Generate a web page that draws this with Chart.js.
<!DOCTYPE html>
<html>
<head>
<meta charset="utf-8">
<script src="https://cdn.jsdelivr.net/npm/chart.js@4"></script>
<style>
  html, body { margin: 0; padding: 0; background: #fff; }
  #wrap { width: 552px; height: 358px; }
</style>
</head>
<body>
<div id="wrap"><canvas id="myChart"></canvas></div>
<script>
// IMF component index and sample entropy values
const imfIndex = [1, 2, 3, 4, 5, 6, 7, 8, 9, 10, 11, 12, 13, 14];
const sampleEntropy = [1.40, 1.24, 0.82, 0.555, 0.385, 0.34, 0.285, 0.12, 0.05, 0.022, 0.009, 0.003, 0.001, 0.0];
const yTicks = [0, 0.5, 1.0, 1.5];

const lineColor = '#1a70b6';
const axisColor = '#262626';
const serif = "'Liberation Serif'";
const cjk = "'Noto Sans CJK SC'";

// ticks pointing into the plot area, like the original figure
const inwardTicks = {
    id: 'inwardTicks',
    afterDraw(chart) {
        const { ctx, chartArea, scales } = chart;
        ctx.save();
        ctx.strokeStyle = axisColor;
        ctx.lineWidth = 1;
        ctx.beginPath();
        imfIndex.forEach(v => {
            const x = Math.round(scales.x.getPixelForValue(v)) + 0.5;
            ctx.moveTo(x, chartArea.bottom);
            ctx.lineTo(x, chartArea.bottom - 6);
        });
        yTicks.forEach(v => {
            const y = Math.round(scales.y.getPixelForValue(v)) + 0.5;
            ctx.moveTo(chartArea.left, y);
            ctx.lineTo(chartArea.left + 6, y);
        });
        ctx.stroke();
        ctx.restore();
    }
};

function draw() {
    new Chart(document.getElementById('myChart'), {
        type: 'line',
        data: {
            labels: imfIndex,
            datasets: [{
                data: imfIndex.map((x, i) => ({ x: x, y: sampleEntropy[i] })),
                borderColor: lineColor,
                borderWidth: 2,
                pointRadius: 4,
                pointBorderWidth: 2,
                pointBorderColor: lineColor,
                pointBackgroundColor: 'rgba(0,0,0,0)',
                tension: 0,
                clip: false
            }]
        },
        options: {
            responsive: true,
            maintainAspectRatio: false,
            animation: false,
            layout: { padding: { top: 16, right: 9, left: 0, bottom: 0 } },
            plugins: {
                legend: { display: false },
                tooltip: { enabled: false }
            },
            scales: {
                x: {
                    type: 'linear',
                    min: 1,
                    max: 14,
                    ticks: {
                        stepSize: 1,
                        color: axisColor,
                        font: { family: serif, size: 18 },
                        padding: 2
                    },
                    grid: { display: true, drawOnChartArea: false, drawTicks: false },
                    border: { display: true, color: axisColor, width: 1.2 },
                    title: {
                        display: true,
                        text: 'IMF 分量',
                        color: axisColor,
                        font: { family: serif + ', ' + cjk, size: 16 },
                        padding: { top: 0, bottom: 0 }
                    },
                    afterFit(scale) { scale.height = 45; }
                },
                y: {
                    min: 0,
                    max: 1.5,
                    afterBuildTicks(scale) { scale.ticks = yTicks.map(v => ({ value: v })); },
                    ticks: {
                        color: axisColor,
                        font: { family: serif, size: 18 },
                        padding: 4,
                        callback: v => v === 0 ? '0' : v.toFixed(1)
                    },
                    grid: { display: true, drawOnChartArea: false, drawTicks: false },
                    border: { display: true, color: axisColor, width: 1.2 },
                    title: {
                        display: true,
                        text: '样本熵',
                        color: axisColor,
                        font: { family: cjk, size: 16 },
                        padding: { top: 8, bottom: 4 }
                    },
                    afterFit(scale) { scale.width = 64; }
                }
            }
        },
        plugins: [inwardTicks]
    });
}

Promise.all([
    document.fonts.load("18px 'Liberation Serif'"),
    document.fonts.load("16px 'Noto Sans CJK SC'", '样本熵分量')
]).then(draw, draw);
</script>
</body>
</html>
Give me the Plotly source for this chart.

==*==

■ Objective ■
Copy all the records above exactly, missing none.

■ Response ■
Generate a web page that draws this with Chart.js.
<!DOCTYPE html>
<html>
<head>
<meta charset="utf-8">
<script src="https://cdn.jsdelivr.net/npm/chart.js@4"></script>
<style>
  html, body { margin: 0; padding: 0; background: #fff; }
  #wrap { width: 552px; height: 358px; }
</style>
</head>
<body>
<div id="wrap"><canvas id="myChart"></canvas></div>
<script>
// IMF component index and sample entropy values
const imfIndex = [1, 2, 3, 4, 5, 6, 7, 8, 9, 10, 11, 12, 13, 14];
const sampleEntropy = [1.40, 1.24, 0.82, 0.555, 0.385, 0.34, 0.285, 0.12, 0.05, 0.022, 0.009, 0.003, 0.001, 0.0];
const yTicks = [0, 0.5, 1.0, 1.5];

const lineColor = '#1a70b6';
const axisColor = '#262626';
const serif = "'Liberation Serif'";
const cjk = "'Noto Sans CJK SC'";

// ticks pointing into the plot area, like the original figure
const inwardTicks = {
    id: 'inwardTicks',
    afterDraw(chart) {
        const { ctx, chartArea, scales } = chart;
        ctx.save();
        ctx.strokeStyle = axisColor;
        ctx.lineWidth = 1;
        ctx.beginPath();
        imfIndex.forEach(v => {
            const x = Math.round(scales.x.getPixelForValue(v)) + 0.5;
            ctx.moveTo(x, chartArea.bottom);
            ctx.lineTo(x, chartArea.bottom - 6);
        });
        yTicks.forEach(v => {
            const y = Math.round(scales.y.getPixelForValue(v)) + 0.5;
            ctx.moveTo(chartArea.left, y);
            ctx.lineTo(chartArea.left + 6, y);
        });
        ctx.stroke();
        ctx.restore();
    }
};

function draw() {
    new Chart(document.getElementById('myChart'), {
        type: 'line',
        data: {
            labels: imfIndex,
            datasets: [{
                data: imfIndex.map((x, i) => ({ x: x, y: sampleEntropy[i] })),
                borderColor: lineColor,
                borderWidth: 2,
                pointRadius: 4,
                pointBorderWidth: 2,
                pointBorderColor: lineColor,
                pointBackgroundColor: 'rgba(0,0,0,0)',
                tension: 0,
                clip: false
            }]
        },
        options: {
            responsive: true,
            maintainAspectRatio: false,
            animation: false,
            layout: { padding: { top: 16, right: 9, left: 0, bottom: 0 } },
            plugins: {
                legend: { display: false },
                tooltip: { enabled: false }
            },
            scales: {
                x: {
                    type: 'linear',
                    min: 1,
                    max: 14,
                    ticks: {
                        stepSize: 1,
                        color: axisColor,
                        font: { family: serif, size: 18 },
                        padding: 2
                    },
                    grid: { display: true, drawOnChartArea: false, drawTicks: false },
                    border: { display: true, color: axisColor, width: 1.2 },
                    title: {
                        display: true,
                        text: 'IMF 分量',
                        color: axisColor,
                        font: { family: serif + ', ' + cjk, size: 16 },
                        padding: { top: 0, bottom: 0 }
                    },
                    afterFit(scale) { scale.height = 45; }
                },
                y: {
                    min: 0,
                    max: 1.5,
                    afterBuildTicks(scale) { scale.ticks = yTicks.map(v => ({ value: v })); },
                    ticks: {
                        color: axisColor,
                        font: { family: serif, size: 18 },
                        padding: 4,
                        callback: v => v === 0 ? '0' : v.toFixed(1)
                    },
                    grid: { display: true, drawOnChartArea: false, drawTicks: false },
                    border: { display: true, color: axisColor, width: 1.2 },
                    title: {
                        display: true,
                        text: '样本熵',
                        color: axisColor,
                        font: { family: cjk, size: 16 },
                        padding: { top: 8, bottom: 4 }
                    },
                    afterFit(scale) { scale.width = 64; }
                }
            }
        },
        plugins: [inwardTicks]
    });
}

Promise.all([
    document.fonts.load("18px 'Liberation Serif'"),
    document.fonts.load("16px 'Noto Sans CJK SC'", '样本熵分量')
]).then(draw, draw);
</script>
</body>
</html>
Give me the Plotly source for this chart.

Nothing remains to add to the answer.